_WHAT IS REQUIRED:_ Filter the entries that follow, copying every line in which the word "this" appears.
* begin DATA TO USE *
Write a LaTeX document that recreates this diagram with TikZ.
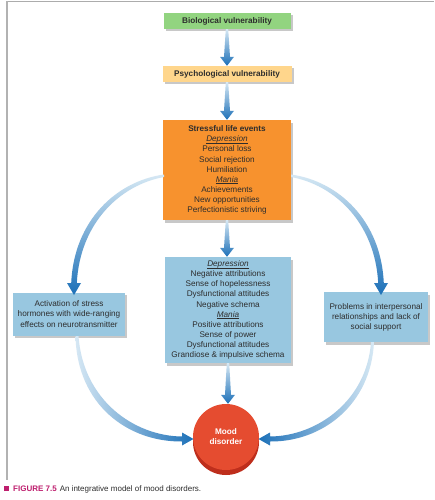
* end DATA TO USE *
* begin DATA TO USE *
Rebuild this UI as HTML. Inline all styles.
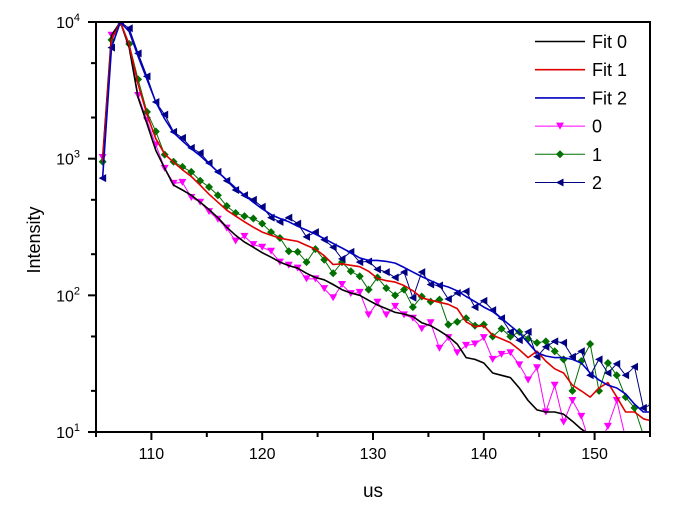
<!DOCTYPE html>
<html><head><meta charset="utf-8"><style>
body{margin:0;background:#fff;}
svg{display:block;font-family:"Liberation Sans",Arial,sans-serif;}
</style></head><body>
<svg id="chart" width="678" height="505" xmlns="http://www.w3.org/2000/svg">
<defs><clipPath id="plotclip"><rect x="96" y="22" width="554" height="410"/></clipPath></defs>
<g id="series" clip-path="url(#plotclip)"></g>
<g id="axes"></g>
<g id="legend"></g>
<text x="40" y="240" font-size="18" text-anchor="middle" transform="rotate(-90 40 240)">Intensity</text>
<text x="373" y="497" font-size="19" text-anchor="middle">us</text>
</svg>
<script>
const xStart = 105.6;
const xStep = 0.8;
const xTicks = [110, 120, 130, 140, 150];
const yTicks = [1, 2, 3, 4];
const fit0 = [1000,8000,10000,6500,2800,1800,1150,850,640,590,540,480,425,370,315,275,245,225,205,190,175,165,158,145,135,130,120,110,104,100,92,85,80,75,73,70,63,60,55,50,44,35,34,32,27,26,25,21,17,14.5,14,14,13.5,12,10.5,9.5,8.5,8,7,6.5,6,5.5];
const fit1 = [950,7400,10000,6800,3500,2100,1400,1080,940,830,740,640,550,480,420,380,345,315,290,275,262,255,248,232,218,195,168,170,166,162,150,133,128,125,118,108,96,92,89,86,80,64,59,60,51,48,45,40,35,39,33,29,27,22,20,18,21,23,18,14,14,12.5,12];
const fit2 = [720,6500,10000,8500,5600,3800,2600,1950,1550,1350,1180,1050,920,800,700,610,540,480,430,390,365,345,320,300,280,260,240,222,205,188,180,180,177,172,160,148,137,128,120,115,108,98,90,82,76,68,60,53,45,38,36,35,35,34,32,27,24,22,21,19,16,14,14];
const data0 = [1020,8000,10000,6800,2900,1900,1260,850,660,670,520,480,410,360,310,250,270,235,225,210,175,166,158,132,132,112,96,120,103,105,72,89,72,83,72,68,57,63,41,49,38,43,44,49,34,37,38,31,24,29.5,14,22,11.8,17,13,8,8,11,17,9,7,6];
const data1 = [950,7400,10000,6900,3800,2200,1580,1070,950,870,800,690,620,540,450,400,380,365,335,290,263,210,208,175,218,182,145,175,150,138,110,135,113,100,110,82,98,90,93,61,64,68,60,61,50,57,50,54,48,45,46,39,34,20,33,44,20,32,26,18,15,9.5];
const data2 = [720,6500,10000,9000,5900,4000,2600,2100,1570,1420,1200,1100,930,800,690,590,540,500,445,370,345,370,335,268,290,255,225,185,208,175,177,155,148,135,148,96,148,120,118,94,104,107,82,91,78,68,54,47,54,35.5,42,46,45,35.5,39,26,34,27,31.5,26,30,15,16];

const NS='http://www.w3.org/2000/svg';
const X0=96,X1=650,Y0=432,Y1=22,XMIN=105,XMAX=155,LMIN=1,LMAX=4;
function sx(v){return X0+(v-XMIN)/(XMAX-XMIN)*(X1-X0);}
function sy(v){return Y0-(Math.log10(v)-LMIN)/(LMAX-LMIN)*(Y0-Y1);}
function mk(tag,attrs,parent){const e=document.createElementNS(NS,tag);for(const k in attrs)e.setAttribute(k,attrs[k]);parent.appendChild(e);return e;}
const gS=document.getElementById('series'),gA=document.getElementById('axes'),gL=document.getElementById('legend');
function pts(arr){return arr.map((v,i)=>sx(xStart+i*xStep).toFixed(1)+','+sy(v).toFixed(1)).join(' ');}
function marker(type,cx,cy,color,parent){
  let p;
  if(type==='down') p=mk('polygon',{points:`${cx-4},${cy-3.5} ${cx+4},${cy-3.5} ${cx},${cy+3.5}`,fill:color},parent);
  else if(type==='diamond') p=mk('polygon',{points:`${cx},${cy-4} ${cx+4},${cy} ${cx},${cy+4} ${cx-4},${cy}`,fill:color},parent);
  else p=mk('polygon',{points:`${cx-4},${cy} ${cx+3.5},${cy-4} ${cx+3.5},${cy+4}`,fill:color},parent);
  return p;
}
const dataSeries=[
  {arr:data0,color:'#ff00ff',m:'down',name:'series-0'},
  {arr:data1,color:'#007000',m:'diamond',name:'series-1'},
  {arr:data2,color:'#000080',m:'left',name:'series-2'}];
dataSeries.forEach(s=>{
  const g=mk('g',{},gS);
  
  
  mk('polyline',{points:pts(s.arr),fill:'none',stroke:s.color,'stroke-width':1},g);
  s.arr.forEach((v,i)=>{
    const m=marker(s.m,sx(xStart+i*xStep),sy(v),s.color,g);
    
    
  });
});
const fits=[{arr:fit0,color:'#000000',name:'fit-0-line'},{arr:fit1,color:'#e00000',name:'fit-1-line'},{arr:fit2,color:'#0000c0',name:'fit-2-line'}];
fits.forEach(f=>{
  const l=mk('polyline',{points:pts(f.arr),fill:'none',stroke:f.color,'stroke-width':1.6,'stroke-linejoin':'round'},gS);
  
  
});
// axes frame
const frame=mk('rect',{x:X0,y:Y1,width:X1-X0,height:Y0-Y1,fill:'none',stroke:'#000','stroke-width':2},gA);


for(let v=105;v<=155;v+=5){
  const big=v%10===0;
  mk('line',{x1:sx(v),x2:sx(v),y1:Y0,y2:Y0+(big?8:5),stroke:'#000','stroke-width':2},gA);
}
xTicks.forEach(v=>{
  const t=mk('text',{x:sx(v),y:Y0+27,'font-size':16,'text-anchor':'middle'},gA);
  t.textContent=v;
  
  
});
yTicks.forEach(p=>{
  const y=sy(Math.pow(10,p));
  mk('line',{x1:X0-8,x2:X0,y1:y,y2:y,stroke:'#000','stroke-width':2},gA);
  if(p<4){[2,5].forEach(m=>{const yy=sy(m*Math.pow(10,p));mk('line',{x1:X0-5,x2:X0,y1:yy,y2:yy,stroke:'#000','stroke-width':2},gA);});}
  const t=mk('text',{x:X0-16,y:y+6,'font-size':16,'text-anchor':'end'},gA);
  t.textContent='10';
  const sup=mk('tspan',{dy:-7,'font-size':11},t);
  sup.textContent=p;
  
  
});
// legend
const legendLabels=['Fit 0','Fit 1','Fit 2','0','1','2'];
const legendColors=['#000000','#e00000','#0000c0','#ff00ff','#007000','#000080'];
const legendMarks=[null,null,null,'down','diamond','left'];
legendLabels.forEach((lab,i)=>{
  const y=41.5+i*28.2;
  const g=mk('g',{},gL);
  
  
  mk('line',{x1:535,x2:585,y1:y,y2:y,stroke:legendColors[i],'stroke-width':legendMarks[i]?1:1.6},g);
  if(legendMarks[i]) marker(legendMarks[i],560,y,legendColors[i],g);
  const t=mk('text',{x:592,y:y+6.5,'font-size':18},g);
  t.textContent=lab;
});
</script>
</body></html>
* end DATA TO USE *
_TASK OUTPUT:_
Write a LaTeX document that recreates this diagram with TikZ.
Rebuild this UI as HTML. Inline all styles.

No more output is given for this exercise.